-- BEGIN --
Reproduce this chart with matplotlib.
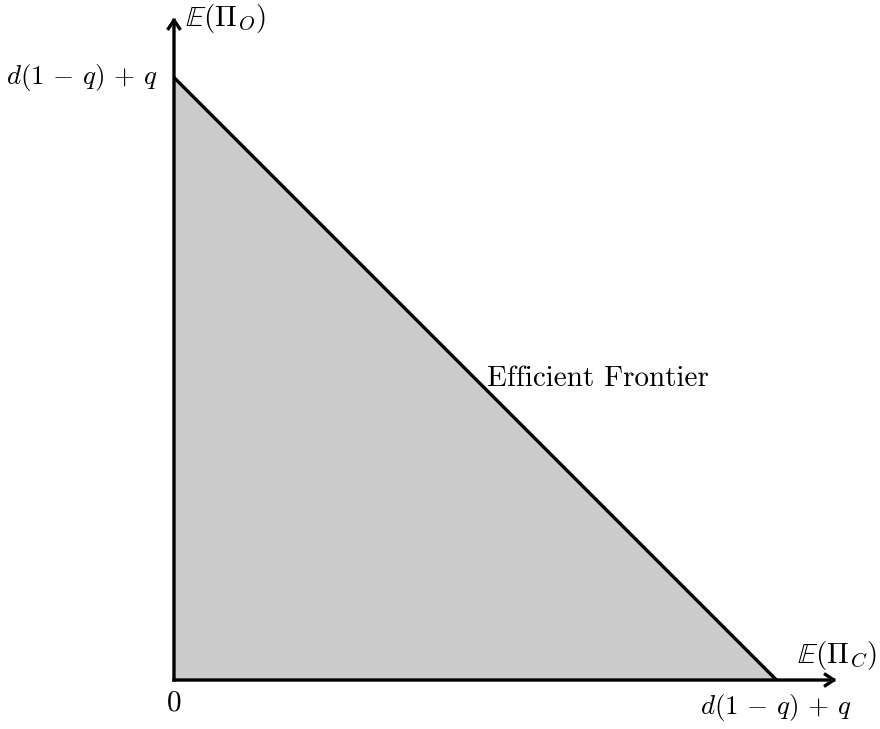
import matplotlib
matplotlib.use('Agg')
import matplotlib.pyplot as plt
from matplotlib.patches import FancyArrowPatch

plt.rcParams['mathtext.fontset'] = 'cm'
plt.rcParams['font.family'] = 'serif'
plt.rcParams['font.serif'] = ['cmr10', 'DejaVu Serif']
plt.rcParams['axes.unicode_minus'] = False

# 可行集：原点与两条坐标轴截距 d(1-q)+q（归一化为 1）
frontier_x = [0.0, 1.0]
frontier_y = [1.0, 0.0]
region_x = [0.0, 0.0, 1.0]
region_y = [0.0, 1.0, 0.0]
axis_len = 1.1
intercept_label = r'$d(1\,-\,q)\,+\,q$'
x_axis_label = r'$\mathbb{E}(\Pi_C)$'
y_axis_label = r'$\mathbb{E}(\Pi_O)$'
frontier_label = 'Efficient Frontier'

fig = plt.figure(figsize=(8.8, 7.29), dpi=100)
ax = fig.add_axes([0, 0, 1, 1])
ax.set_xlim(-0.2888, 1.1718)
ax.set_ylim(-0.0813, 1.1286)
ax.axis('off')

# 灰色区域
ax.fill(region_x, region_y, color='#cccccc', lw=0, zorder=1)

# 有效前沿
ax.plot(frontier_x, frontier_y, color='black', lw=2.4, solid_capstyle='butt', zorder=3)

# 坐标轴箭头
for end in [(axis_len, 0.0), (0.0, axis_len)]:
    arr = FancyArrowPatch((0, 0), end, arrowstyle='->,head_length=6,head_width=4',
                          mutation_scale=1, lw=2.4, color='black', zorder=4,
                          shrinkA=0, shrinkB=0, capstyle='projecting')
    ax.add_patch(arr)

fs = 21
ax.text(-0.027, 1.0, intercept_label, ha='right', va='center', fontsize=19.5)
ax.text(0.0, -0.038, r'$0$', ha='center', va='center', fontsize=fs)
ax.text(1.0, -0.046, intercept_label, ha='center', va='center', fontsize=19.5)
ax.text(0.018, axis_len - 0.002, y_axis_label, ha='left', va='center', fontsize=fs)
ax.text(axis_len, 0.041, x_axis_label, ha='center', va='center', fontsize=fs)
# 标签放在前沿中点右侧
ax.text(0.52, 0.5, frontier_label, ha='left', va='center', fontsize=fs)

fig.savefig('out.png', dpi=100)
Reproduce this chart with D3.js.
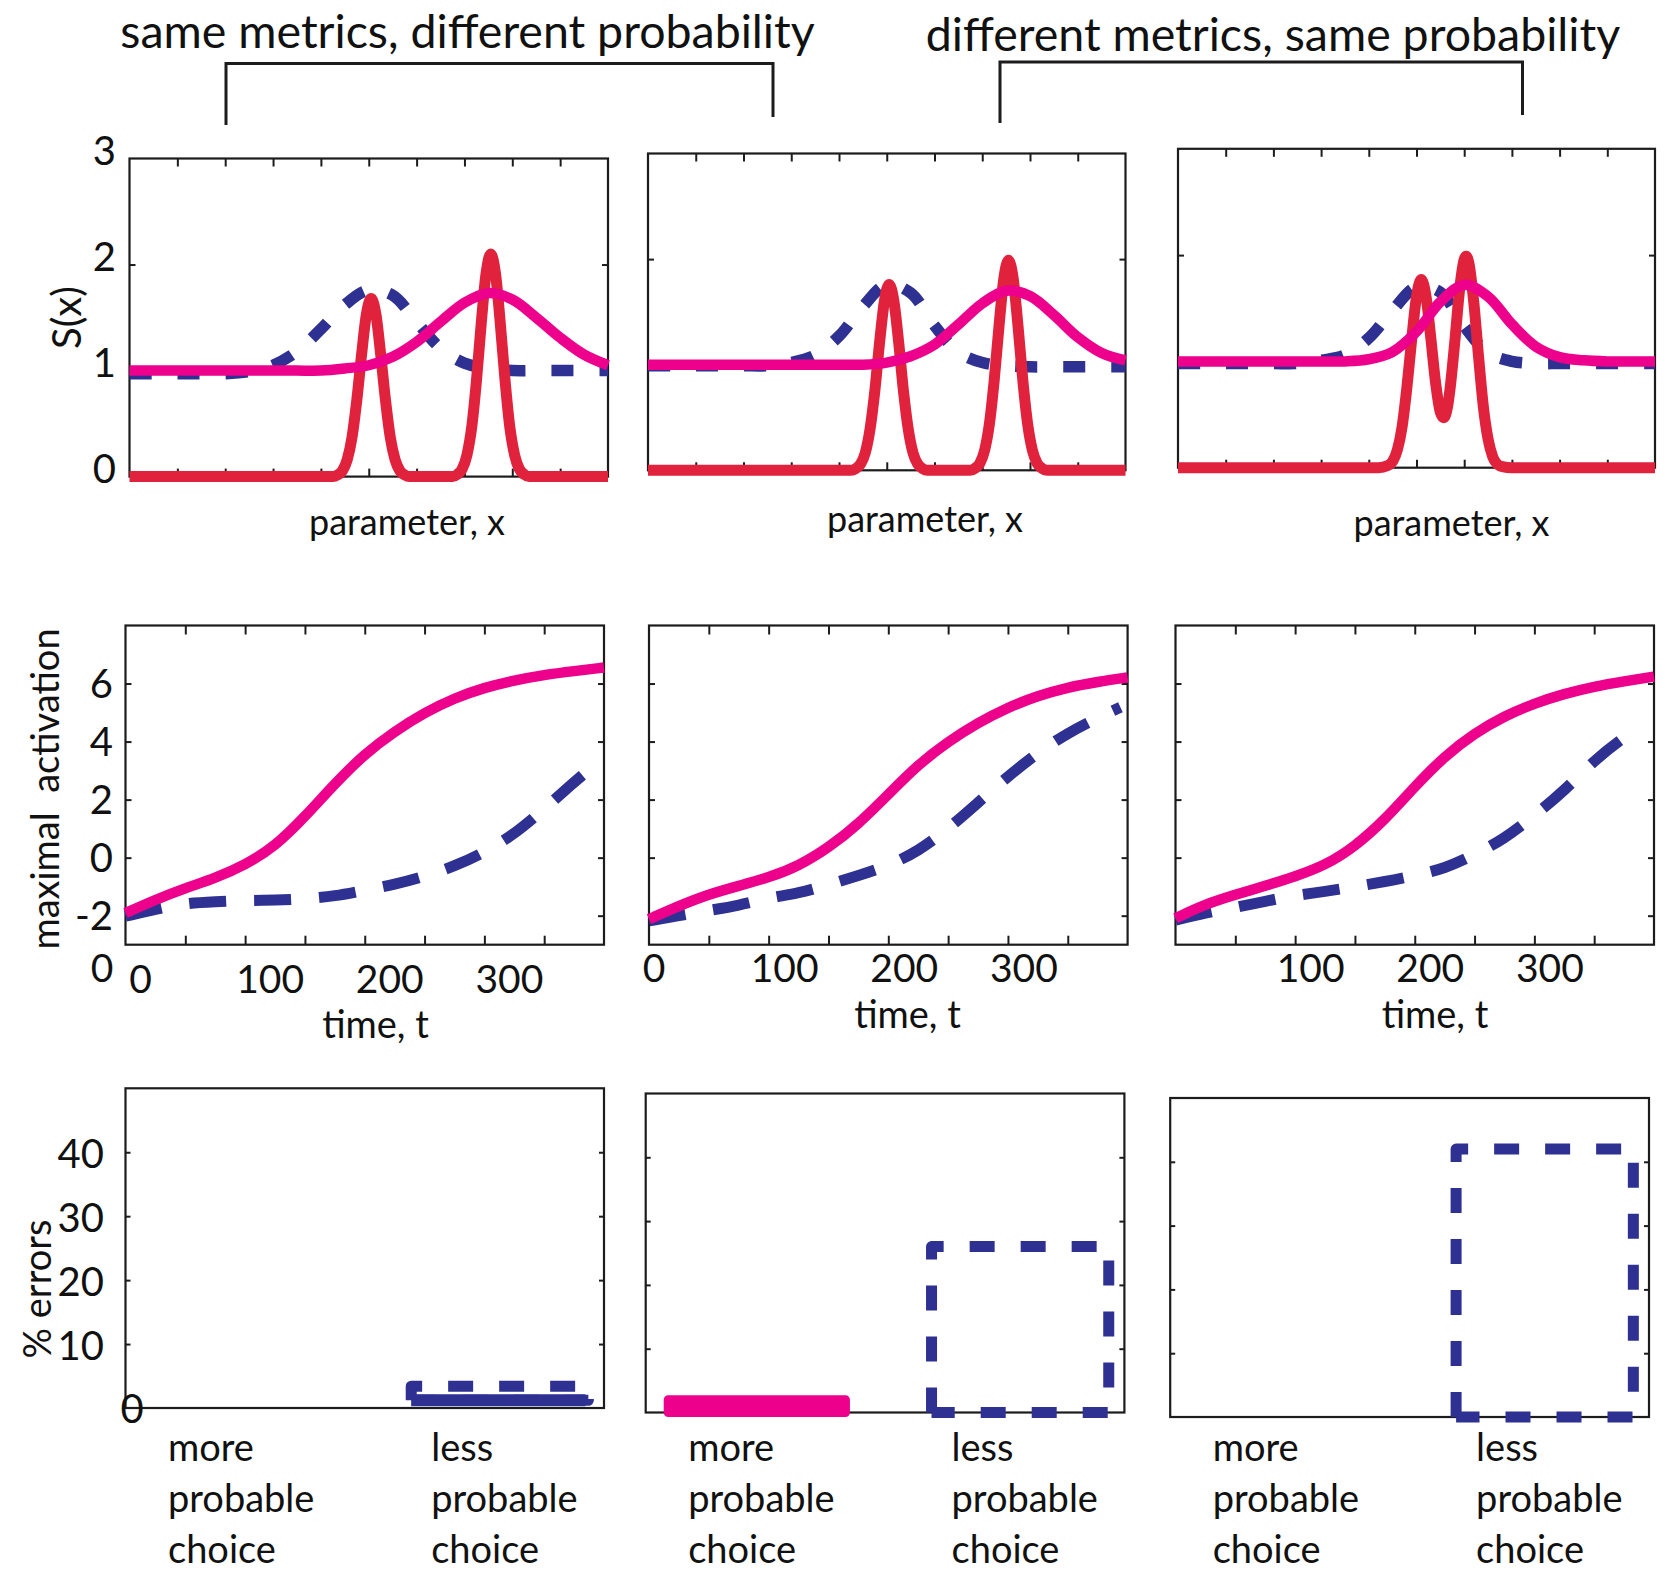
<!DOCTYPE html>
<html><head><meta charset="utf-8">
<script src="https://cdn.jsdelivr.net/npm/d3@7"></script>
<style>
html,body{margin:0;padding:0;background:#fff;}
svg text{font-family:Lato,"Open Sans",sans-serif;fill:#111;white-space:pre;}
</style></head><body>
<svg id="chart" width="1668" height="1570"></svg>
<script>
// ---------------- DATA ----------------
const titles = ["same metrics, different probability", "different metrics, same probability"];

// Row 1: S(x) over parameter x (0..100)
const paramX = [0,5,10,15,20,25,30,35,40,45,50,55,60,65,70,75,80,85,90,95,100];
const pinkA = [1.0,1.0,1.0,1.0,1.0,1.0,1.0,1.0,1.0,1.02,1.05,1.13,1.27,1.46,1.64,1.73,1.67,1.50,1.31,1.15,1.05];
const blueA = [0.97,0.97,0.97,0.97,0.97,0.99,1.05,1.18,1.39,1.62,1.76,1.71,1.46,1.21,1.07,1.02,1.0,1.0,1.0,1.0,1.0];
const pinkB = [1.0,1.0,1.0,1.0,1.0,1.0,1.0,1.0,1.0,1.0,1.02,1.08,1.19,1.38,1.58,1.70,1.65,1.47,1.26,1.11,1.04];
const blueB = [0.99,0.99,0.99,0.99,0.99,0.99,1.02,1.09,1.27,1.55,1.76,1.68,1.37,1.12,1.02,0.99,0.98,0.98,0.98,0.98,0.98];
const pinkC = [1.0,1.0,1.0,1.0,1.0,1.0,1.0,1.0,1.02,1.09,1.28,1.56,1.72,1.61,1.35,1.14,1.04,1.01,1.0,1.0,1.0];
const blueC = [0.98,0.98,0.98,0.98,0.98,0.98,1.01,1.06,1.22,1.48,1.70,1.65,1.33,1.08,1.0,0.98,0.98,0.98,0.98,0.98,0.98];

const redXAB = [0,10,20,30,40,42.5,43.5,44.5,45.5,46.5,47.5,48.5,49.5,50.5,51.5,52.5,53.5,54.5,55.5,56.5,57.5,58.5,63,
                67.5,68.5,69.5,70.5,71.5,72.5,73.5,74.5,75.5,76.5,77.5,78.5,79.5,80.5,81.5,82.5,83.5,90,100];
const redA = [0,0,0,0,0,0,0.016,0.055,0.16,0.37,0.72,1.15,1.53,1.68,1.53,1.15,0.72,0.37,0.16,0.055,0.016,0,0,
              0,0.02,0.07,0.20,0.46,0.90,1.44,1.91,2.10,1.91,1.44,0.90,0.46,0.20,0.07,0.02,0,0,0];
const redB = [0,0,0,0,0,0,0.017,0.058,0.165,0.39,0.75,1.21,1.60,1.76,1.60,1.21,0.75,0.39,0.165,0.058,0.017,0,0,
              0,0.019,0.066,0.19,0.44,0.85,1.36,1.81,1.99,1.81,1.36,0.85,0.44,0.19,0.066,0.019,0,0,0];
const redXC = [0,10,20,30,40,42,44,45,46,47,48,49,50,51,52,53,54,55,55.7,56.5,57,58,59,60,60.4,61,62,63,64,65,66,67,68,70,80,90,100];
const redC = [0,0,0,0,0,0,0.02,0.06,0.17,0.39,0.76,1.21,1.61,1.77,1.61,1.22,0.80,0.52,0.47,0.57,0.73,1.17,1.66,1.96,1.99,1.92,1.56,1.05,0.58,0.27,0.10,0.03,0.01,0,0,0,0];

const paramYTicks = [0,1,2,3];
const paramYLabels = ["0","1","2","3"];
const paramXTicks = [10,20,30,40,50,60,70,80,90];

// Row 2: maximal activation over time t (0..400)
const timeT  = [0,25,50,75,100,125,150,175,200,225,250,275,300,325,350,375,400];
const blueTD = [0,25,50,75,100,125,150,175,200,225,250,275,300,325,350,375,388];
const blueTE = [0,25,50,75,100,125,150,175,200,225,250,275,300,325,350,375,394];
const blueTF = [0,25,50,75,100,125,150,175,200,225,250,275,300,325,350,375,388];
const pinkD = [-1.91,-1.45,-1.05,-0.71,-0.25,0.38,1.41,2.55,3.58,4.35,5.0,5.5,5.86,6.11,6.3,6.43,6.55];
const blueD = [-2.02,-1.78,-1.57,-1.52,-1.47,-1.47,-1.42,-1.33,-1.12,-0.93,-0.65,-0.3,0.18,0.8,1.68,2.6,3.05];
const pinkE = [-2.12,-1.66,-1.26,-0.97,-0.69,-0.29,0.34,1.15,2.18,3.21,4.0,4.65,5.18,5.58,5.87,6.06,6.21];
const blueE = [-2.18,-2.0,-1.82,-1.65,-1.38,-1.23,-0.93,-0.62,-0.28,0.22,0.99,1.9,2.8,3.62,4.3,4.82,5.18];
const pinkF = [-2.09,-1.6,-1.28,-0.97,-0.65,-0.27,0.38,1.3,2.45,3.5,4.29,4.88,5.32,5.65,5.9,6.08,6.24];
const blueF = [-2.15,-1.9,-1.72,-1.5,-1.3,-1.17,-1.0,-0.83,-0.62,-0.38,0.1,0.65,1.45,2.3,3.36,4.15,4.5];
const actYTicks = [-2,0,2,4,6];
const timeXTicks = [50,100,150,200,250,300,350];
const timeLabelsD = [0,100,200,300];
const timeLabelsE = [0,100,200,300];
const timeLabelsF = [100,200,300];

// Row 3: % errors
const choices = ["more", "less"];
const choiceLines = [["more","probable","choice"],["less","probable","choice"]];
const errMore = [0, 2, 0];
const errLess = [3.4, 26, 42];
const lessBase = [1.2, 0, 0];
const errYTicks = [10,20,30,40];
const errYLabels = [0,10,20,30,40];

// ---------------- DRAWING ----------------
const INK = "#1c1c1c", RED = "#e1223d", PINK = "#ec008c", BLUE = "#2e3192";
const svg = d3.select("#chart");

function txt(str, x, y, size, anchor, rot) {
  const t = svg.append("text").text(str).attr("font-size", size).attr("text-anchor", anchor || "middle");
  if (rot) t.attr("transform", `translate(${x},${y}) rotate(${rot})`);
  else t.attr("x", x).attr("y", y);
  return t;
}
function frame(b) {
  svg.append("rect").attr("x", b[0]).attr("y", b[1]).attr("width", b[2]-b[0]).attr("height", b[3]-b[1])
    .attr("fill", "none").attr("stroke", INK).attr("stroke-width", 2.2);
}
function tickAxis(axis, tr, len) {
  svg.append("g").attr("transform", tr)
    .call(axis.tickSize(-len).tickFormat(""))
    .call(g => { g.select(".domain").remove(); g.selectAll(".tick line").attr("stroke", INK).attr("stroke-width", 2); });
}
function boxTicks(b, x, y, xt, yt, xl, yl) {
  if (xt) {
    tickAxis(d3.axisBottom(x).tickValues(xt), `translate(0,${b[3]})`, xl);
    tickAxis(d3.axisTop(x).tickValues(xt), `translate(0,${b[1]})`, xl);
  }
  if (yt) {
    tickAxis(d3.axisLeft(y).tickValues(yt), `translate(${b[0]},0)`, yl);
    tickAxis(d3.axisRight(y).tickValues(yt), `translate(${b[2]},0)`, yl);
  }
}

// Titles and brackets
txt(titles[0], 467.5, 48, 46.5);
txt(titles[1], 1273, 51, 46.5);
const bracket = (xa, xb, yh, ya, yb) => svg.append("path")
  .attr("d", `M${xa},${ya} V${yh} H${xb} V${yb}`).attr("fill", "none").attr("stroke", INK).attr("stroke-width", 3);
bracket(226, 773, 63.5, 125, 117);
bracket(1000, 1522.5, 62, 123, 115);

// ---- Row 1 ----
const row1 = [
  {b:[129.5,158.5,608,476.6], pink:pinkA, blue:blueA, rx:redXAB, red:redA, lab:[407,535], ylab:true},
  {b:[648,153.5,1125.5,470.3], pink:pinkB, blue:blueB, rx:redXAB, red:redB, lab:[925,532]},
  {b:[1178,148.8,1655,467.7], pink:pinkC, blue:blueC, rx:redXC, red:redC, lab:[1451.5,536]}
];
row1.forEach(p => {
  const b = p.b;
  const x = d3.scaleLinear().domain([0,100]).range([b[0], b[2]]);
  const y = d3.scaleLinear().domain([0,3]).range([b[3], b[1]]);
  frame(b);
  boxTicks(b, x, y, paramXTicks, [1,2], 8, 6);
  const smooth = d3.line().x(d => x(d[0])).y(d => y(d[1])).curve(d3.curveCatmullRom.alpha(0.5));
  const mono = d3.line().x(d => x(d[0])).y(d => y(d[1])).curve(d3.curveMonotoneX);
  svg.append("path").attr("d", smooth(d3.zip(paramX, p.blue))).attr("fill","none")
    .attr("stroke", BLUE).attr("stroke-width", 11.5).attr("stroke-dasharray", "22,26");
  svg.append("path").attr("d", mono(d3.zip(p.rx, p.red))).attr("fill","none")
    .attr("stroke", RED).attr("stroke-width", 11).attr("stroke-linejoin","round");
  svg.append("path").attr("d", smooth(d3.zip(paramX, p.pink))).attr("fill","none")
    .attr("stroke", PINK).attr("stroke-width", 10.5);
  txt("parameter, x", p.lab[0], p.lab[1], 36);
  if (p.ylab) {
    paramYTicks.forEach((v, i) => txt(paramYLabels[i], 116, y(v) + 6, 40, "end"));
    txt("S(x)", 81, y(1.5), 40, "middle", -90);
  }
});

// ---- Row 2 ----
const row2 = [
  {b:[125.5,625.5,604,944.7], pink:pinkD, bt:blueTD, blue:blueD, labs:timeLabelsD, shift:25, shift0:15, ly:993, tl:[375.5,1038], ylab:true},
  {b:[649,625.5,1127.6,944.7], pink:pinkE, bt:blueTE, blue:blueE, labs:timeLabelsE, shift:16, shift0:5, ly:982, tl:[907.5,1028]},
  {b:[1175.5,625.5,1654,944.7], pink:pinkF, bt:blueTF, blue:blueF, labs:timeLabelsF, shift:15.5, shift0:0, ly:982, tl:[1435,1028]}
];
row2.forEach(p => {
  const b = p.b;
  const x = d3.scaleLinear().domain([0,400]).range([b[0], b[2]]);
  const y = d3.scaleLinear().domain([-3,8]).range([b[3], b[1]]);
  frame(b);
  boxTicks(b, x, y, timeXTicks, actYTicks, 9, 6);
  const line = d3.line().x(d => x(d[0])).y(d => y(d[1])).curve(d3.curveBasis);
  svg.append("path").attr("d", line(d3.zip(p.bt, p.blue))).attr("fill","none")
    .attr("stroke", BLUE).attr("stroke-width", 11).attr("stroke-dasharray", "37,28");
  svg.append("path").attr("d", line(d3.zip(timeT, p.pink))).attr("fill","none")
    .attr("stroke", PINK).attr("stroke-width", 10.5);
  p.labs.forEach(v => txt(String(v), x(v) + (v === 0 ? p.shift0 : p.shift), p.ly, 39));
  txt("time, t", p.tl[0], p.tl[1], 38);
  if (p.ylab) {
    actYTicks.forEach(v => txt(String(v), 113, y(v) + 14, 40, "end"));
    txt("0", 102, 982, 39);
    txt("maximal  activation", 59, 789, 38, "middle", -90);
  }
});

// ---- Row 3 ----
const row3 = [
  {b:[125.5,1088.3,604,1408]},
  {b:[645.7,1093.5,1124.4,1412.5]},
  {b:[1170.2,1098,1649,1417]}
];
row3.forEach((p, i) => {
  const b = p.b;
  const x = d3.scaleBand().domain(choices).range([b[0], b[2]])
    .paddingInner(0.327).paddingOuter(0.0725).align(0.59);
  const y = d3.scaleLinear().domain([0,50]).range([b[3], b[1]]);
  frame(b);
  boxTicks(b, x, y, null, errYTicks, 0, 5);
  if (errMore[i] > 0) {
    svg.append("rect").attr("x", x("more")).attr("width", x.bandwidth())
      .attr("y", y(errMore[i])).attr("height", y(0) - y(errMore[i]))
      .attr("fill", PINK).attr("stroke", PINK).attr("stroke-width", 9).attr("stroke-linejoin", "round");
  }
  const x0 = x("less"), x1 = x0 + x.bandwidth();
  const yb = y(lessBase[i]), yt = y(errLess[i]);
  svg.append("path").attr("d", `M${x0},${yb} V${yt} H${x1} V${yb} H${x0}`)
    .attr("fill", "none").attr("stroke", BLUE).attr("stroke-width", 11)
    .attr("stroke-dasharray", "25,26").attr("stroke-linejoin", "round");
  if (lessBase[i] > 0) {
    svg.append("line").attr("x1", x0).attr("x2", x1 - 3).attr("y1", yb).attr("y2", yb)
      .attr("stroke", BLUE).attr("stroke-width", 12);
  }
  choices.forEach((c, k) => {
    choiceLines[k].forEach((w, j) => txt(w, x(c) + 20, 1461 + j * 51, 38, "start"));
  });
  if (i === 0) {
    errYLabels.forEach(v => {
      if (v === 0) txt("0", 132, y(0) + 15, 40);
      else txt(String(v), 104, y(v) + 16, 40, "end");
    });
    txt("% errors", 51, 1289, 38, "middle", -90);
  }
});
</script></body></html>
-- END --
[Objective] Select every line above that contains the word "Reproduce", and copy it.

[Result of this exercise]
Reproduce this chart with matplotlib.
Reproduce this chart with D3.js.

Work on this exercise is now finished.